##### MATERIAL FOR THIS EXERCISE
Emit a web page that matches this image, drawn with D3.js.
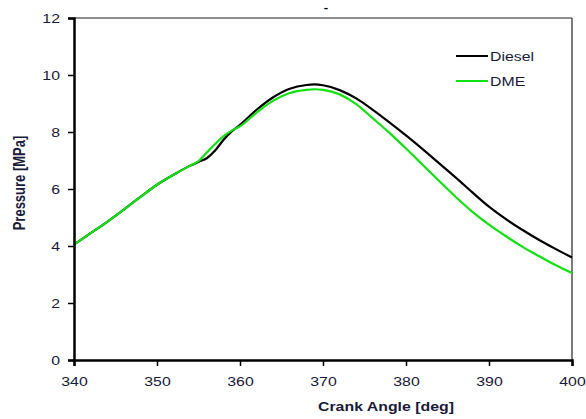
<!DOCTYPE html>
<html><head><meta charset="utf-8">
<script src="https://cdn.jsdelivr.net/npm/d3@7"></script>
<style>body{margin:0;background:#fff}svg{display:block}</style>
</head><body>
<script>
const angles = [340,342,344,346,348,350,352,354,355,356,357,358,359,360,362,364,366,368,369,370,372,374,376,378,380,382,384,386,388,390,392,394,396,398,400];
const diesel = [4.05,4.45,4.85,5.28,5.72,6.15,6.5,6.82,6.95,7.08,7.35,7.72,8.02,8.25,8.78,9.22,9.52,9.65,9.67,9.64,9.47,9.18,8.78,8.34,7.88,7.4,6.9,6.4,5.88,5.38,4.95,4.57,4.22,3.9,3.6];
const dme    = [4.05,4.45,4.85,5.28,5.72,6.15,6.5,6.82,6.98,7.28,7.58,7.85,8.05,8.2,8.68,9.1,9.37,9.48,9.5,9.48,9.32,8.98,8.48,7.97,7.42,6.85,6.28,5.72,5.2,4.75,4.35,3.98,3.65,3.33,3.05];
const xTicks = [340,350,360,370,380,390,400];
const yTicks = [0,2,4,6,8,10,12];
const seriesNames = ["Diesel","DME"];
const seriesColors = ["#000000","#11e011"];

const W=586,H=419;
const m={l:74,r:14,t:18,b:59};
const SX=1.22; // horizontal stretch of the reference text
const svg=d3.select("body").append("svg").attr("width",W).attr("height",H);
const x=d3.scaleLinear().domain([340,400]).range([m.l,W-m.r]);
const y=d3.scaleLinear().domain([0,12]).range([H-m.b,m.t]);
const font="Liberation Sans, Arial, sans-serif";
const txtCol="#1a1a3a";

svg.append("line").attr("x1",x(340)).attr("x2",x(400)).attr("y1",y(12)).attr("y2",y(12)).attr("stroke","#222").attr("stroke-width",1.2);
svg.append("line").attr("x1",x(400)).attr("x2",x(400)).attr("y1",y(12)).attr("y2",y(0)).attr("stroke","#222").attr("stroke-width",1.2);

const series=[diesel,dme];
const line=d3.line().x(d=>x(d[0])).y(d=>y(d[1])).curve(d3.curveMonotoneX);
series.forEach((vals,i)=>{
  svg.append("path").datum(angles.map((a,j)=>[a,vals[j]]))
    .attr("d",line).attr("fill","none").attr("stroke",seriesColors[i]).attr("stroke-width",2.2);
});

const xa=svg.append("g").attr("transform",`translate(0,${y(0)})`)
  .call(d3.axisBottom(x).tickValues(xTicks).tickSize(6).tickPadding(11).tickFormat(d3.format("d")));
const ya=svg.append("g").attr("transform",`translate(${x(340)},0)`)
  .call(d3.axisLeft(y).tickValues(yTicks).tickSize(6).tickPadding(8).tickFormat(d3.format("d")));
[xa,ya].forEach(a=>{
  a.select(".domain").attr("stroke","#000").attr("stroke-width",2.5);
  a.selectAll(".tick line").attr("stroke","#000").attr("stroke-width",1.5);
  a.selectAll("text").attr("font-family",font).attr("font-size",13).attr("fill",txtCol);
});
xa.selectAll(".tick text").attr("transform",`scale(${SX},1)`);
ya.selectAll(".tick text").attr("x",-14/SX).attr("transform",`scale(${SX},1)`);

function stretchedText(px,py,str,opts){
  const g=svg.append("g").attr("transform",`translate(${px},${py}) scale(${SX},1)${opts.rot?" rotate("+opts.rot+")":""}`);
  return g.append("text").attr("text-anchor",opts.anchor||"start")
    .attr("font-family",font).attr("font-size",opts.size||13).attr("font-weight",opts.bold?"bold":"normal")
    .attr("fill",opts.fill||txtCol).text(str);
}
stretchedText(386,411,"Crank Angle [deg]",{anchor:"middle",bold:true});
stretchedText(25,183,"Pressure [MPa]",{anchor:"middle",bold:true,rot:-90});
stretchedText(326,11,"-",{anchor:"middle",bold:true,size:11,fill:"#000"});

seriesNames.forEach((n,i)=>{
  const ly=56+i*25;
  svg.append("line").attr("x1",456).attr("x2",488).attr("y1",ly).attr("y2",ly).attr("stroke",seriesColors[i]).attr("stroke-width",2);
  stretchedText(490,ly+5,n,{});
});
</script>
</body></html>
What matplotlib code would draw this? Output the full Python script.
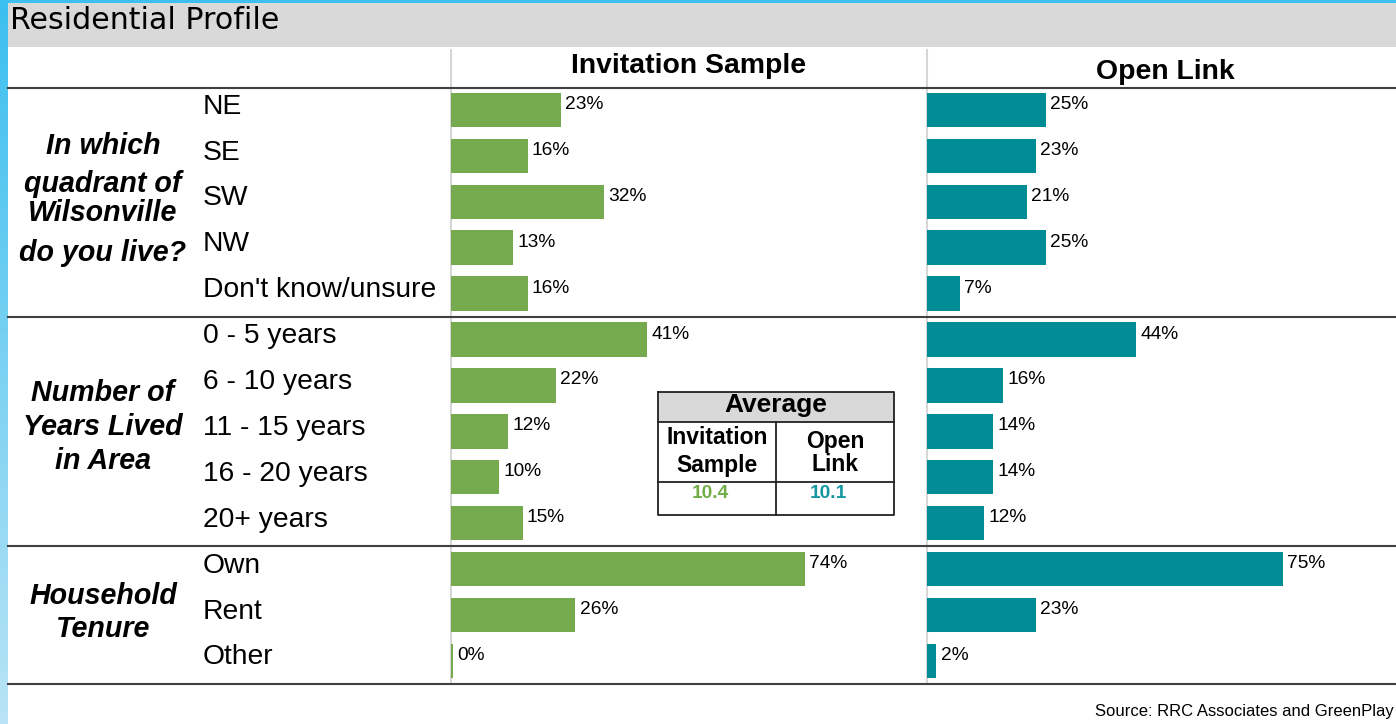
##########
◆ EXERCISE DIRECTIONS ◆
Omit the pictures. Output every record above word for word.

◆ OUTPUT BELOW ◆
Emit a web page that matches this image, drawn with D3.js.
<!DOCTYPE html>
<html><head><meta charset="utf-8">
<script src="https://cdn.jsdelivr.net/npm/d3@7"></script>
<style>body{margin:0;background:#fff}svg{display:block}</style>
</head><body>
<script>
const angles = [340,342,344,346,348,350,352,354,355,356,357,358,359,360,362,364,366,368,369,370,372,374,376,378,380,382,384,386,388,390,392,394,396,398,400];
const diesel = [4.05,4.45,4.85,5.28,5.72,6.15,6.5,6.82,6.95,7.08,7.35,7.72,8.02,8.25,8.78,9.22,9.52,9.65,9.67,9.64,9.47,9.18,8.78,8.34,7.88,7.4,6.9,6.4,5.88,5.38,4.95,4.57,4.22,3.9,3.6];
const dme    = [4.05,4.45,4.85,5.28,5.72,6.15,6.5,6.82,6.98,7.28,7.58,7.85,8.05,8.2,8.68,9.1,9.37,9.48,9.5,9.48,9.32,8.98,8.48,7.97,7.42,6.85,6.28,5.72,5.2,4.75,4.35,3.98,3.65,3.33,3.05];
const xTicks = [340,350,360,370,380,390,400];
const yTicks = [0,2,4,6,8,10,12];
const seriesNames = ["Diesel","DME"];
const seriesColors = ["#000000","#11e011"];

const W=586,H=419;
const m={l:74,r:14,t:18,b:59};
const SX=1.22; // horizontal stretch of the reference text
const svg=d3.select("body").append("svg").attr("width",W).attr("height",H);
const x=d3.scaleLinear().domain([340,400]).range([m.l,W-m.r]);
const y=d3.scaleLinear().domain([0,12]).range([H-m.b,m.t]);
const font="Liberation Sans, Arial, sans-serif";
const txtCol="#1a1a3a";

svg.append("line").attr("x1",x(340)).attr("x2",x(400)).attr("y1",y(12)).attr("y2",y(12)).attr("stroke","#222").attr("stroke-width",1.2);
svg.append("line").attr("x1",x(400)).attr("x2",x(400)).attr("y1",y(12)).attr("y2",y(0)).attr("stroke","#222").attr("stroke-width",1.2);

const series=[diesel,dme];
const line=d3.line().x(d=>x(d[0])).y(d=>y(d[1])).curve(d3.curveMonotoneX);
series.forEach((vals,i)=>{
  svg.append("path").datum(angles.map((a,j)=>[a,vals[j]]))
    .attr("d",line).attr("fill","none").attr("stroke",seriesColors[i]).attr("stroke-width",2.2);
});

const xa=svg.append("g").attr("transform",`translate(0,${y(0)})`)
  .call(d3.axisBottom(x).tickValues(xTicks).tickSize(6).tickPadding(11).tickFormat(d3.format("d")));
const ya=svg.append("g").attr("transform",`translate(${x(340)},0)`)
  .call(d3.axisLeft(y).tickValues(yTicks).tickSize(6).tickPadding(8).tickFormat(d3.format("d")));
[xa,ya].forEach(a=>{
  a.select(".domain").attr("stroke","#000").attr("stroke-width",2.5);
  a.selectAll(".tick line").attr("stroke","#000").attr("stroke-width",1.5);
  a.selectAll("text").attr("font-family",font).attr("font-size",13).attr("fill",txtCol);
});
xa.selectAll(".tick text").attr("transform",`scale(${SX},1)`);
ya.selectAll(".tick text").attr("x",-14/SX).attr("transform",`scale(${SX},1)`);

function stretchedText(px,py,str,opts){
  const g=svg.append("g").attr("transform",`translate(${px},${py}) scale(${SX},1)${opts.rot?" rotate("+opts.rot+")":""}`);
  return g.append("text").attr("text-anchor",opts.anchor||"start")
    .attr("font-family",font).attr("font-size",opts.size||13).attr("font-weight",opts.bold?"bold":"normal")
    .attr("fill",opts.fill||txtCol).text(str);
}
stretchedText(386,411,"Crank Angle [deg]",{anchor:"middle",bold:true});
stretchedText(25,183,"Pressure [MPa]",{anchor:"middle",bold:true,rot:-90});
stretchedText(326,11,"-",{anchor:"middle",bold:true,size:11,fill:"#000"});

seriesNames.forEach((n,i)=>{
  const ly=56+i*25;
  svg.append("line").attr("x1",456).attr("x2",488).attr("y1",ly).attr("y2",ly).attr("stroke",seriesColors[i]).attr("stroke-width",2);
  stretchedText(490,ly+5,n,{});
});
</script>
</body></html>
What matplotlib code would draw this? Output the full Python script.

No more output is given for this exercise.